The Business Value Gap

Author: Tanya Titman, Managing Director   Date Posted: 9 January 2015 

Many Business Owners put their heart and soul (not to mention their life savings) into their business with a hope that one day it will provide them with a retirement nest egg. Unfortunately, many of these business owners do not seek advice on the value of their business until they are ready to sell. By this time, they have lost the ability to plan for the sale and increase the potential sale price.

 

Business valuations have a definite science behind them. Your business value is determined by assessing the relevant risk profile of your business, as well as the cash flow that the business is able to generate and the 'normalised' profit that the business has achieved over the last 3 years.

 

To get the maximum value out of your business you need to plan ahead.

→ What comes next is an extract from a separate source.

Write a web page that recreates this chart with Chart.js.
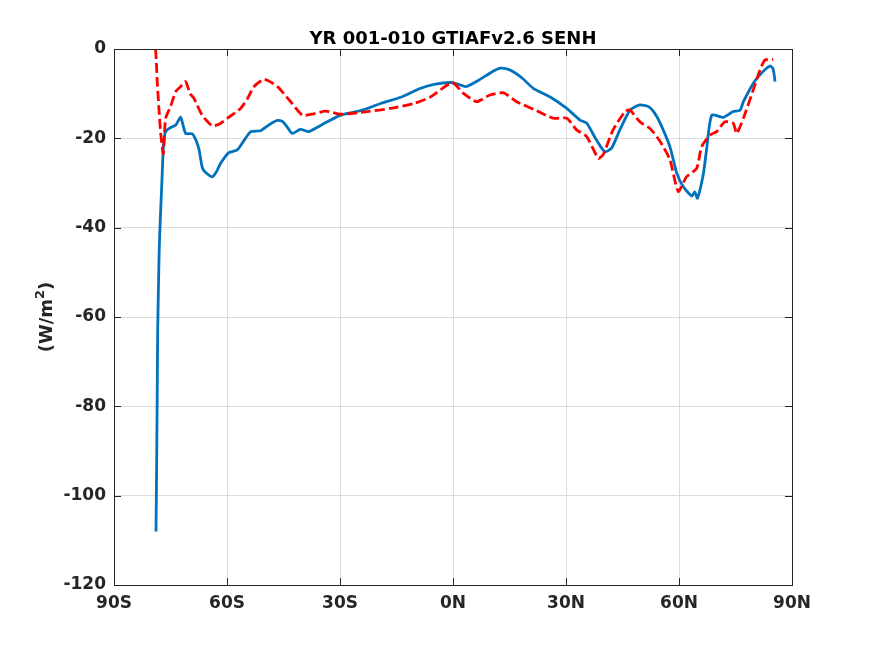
<!DOCTYPE html>
<html>
<head>
<meta charset="utf-8">
<script src="https://cdn.jsdelivr.net/npm/chart.js@4/dist/chart.umd.min.js"></script>
<style>
  html, body { margin: 0; padding: 0; background: #fff; }
  #wrap { width: 875px; height: 656px; }
</style>
</head>
<body>
<div id="wrap"><canvas id="chart" width="875" height="656"></canvas></div>
<script>
// axis ticks
const latTicks = [-90, -60, -30, 0, 30, 60, 90];
const latLabels = ['90S', '60S', '30S', '0N', '30N', '60N', '90N'];
const fluxTicks = [0, -20, -40, -60, -80, -100, -120];

// blue solid series
const blueLat = [-78.85, -78.7, -78.55, -78.4, -78.0, -77.7, -77.3, -76.9, -76.5, -75.9, -74.8, -73.6, -72.3, -71.0, -69.2, -68.2, -67.4, -66.5, -65.2, -63.9, -62.8, -61.7, -59.5, -57.3, -55.5, -53.7, -51.1, -48.5, -46.6, -45.3, -44.0, -42.7, -40.5, -38.3, -36.0, -33.4, -29.8, -24.5, -19.2, -13.9, -8.6, -5.0, -0.6, 1.8, 3.6, 7.2, 10.0, 12.5, 14.5, 16.0, 18.5, 21.3, 25.7, 30.2, 33.7, 35.5, 38.1, 40.3, 42.1, 44.3, 47.0, 49.6, 51.9, 53.5, 55.0, 57.6, 59.4, 61.1, 63.4, 64.2, 64.9, 66.5, 67.3, 68.7, 71.8, 74.4, 76.2, 77.1, 79.7, 81.9, 84.2, 85.0, 85.5];
const blueFlux = [-108, -95, -80, -63, -45, -38, -30, -22, -19, -18.1, -17.5, -17.0, -15.3, -18.9, -19.0, -20.5, -22.6, -26.7, -28.0, -28.6, -27.5, -25.6, -23.2, -22.6, -20.5, -18.5, -18.3, -16.8, -16.0, -16.2, -17.5, -18.9, -18.0, -18.5, -17.5, -16.3, -14.8, -13.8, -12.2, -10.8, -8.8, -7.9, -7.5, -8.0, -8.4, -6.8, -5.3, -4.3, -4.5, -5.1, -6.6, -8.8, -10.7, -13.3, -15.9, -16.6, -20.4, -23.0, -22.2, -18.1, -13.7, -12.5, -12.9, -14.3, -16.6, -21.9, -27.8, -30.8, -32.9, -32.0, -33.4, -27.8, -22.6, -14.8, -15.3, -14.0, -13.7, -11.8, -7.7, -5.4, -3.8, -4.5, -7.3];

// red dashed series
const redLat = [-78.96, -78.7, -78.5, -78.1, -77.6, -76.9, -76.3, -75.0, -73.6, -72.3, -71.0, -69.8, -68.8, -66.6, -63.9, -62.0, -59.9, -56.4, -54.5, -52.8, -50.2, -48.4, -46.6, -43.1, -40.0, -37.0, -33.8, -29.8, -22.7, -16.6, -10.4, -5.9, -0.2, 2.7, 6.3, 9.8, 13.4, 16.9, 22.2, 26.6, 30.2, 32.8, 35.5, 38.6, 39.9, 42.5, 45.7, 47.0, 49.6, 52.3, 55.0, 57.6, 59.8, 62.0, 64.7, 66.0, 68.2, 70.0, 72.2, 74.4, 75.3, 77.1, 79.7, 81.5, 82.8, 85.0];
const redFlux = [0, -4, -7.7, -13, -18.9, -23.4, -15.5, -12.9, -9.5, -8.4, -7.3, -10.0, -11.0, -14.8, -17.2, -16.8, -15.5, -13.3, -11.0, -8.4, -6.8, -7.4, -8.4, -11.8, -14.8, -14.5, -13.9, -14.6, -14.0, -13.3, -12.2, -10.7, -7.5, -9.9, -11.8, -10.3, -9.8, -11.8, -13.8, -15.5, -15.5, -18.1, -19.6, -24.5, -23.6, -18.1, -14.0, -13.7, -16.3, -17.8, -20.7, -24.8, -31.9, -28.6, -26.7, -21.9, -19.3, -18.5, -16.3, -16.6, -18.9, -15.5, -9.2, -4.7, -2.5, -2.3];

const titleText = 'YR 001-010 GTIAFv2.6 SENH';

function toPoints(xs, ys) {
    return xs.map((x, i) => ({ x: x, y: ys[i] }));
}

const FONT = 'DejaVu Sans';
const LEFT = 114, RIGHT = 792, TOP = 49, BOTTOM = 585;

// box with inward ticks, title and y label (with superscript) drawn by hand
const boxPlugin = {
    id: 'box',
    afterDatasetsDraw(chart) {
        const ctx = chart.ctx;
        const a = chart.chartArea;
        const xs = chart.scales.x, ys = chart.scales.y;
        ctx.save();
        ctx.strokeStyle = '#262626';
        ctx.lineWidth = 1;
        ctx.strokeRect(a.left + 0.5, a.top + 0.5, a.right - a.left, a.bottom - a.top);
        ctx.beginPath();
        latTicks.forEach(v => {
            const px = Math.round(xs.getPixelForValue(v)) + 0.5;
            ctx.moveTo(px, a.bottom); ctx.lineTo(px, a.bottom - 7);
            ctx.moveTo(px, a.top); ctx.lineTo(px, a.top + 7);
        });
        fluxTicks.forEach(v => {
            const py = Math.round(ys.getPixelForValue(v)) + 0.5;
            ctx.moveTo(a.left, py); ctx.lineTo(a.left + 7, py);
            ctx.moveTo(a.right, py); ctx.lineTo(a.right - 7, py);
        });
        ctx.stroke();

        // title centred over the axes
        ctx.fillStyle = '#000';
        ctx.font = 'bold 18px "' + FONT + '"';
        ctx.textAlign = 'center';
        ctx.textBaseline = 'alphabetic';
        ctx.fillText(titleText, (a.left + a.right) / 2, 44);

        // y label, rotated
        const base = '(W/m', sup = '2', tail = ')';
        ctx.translate(52, (a.top + a.bottom) / 2);
        ctx.rotate(-Math.PI / 2);
        ctx.fillStyle = '#262626';
        ctx.textAlign = 'left';
        ctx.font = 'bold 18px "' + FONT + '"';
        const wb = ctx.measureText(base).width, wt = ctx.measureText(tail).width;
        ctx.font = 'bold 13px "' + FONT + '"';
        const ws = ctx.measureText(sup).width;
        let x0 = -(wb + ws + wt) / 2;
        ctx.font = 'bold 18px "' + FONT + '"';
        ctx.fillText(base, x0, 0);
        ctx.font = 'bold 13px "' + FONT + '"';
        ctx.fillText(sup, x0 + wb, -8);
        ctx.font = 'bold 18px "' + FONT + '"';
        ctx.fillText(tail, x0 + wb + ws, 0);
        ctx.restore();
    }
};

new Chart(document.getElementById('chart'), {
    type: 'line',
    data: {
        datasets: [
            {
                label: 'blue',
                data: toPoints(blueLat, blueFlux),
                borderColor: '#0072BD',
                borderWidth: 2.8,
                pointRadius: 0,
                tension: 0.2,
                order: 2
            },
            {
                label: 'red',
                data: toPoints(redLat, redFlux),
                borderColor: '#FF0000',
                borderWidth: 2.8,
                borderDash: [10, 4],
                pointRadius: 0,
                tension: 0.2,
                order: 1
            }
        ]
    },
    options: {
        responsive: false,
        animation: false,
        layout: { padding: { left: 0, right: 875 - RIGHT, top: TOP, bottom: 0 } },
        plugins: {
            legend: { display: false },
            tooltip: { enabled: false },
            title: { display: false }
        },
        scales: {
            x: {
                type: 'linear',
                min: -90,
                max: 90,
                afterBuildTicks: scale => { scale.ticks = latTicks.map(v => ({ value: v })); },
                afterFit: scale => { scale.height = 656 - BOTTOM; },
                ticks: {
                    color: '#262626',
                    font: { family: FONT, size: 17, weight: 'bold' },
                    padding: 8,
                    maxRotation: 0,
                    callback: v => latLabels[latTicks.indexOf(v)]
                },
                grid: { color: '#dcdcdc', drawTicks: false },
                border: { display: false }
            },
            y: {
                type: 'linear',
                min: -120,
                max: 0,
                afterBuildTicks: scale => { scale.ticks = fluxTicks.map(v => ({ value: v })); },
                afterFit: scale => { scale.width = LEFT; },
                ticks: {
                    color: '#262626',
                    font: { family: FONT, size: 17, weight: 'bold' },
                    padding: 8
                },
                grid: { color: '#dcdcdc', drawTicks: false },
                border: { display: false }
            }
        }
    },
    plugins: [boxPlugin]
});
</script>
</body>
</html>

Like any financial plan, if you are basing your retirement on the eventual sale of your business, you need to be prepared. Start by understanding the value of your business now. Then identify how much you need to generate from the sale of your business to be able to retire comfortably. The difference between these two figures is what's known as the Business Value Gap.

 

How to bridge the gap?

Once you know what the gap is, you can put in place a strategy to increase your business value. You may need to delay your retirement plans for a few years, but if that means you can retire comfortably, it is probably worth it.

 

Having your own business gives you the power to write your own retirement cheque. Having a business advisor on board to help you bridge the Business Value Gap means you can maximize the size of that cheque.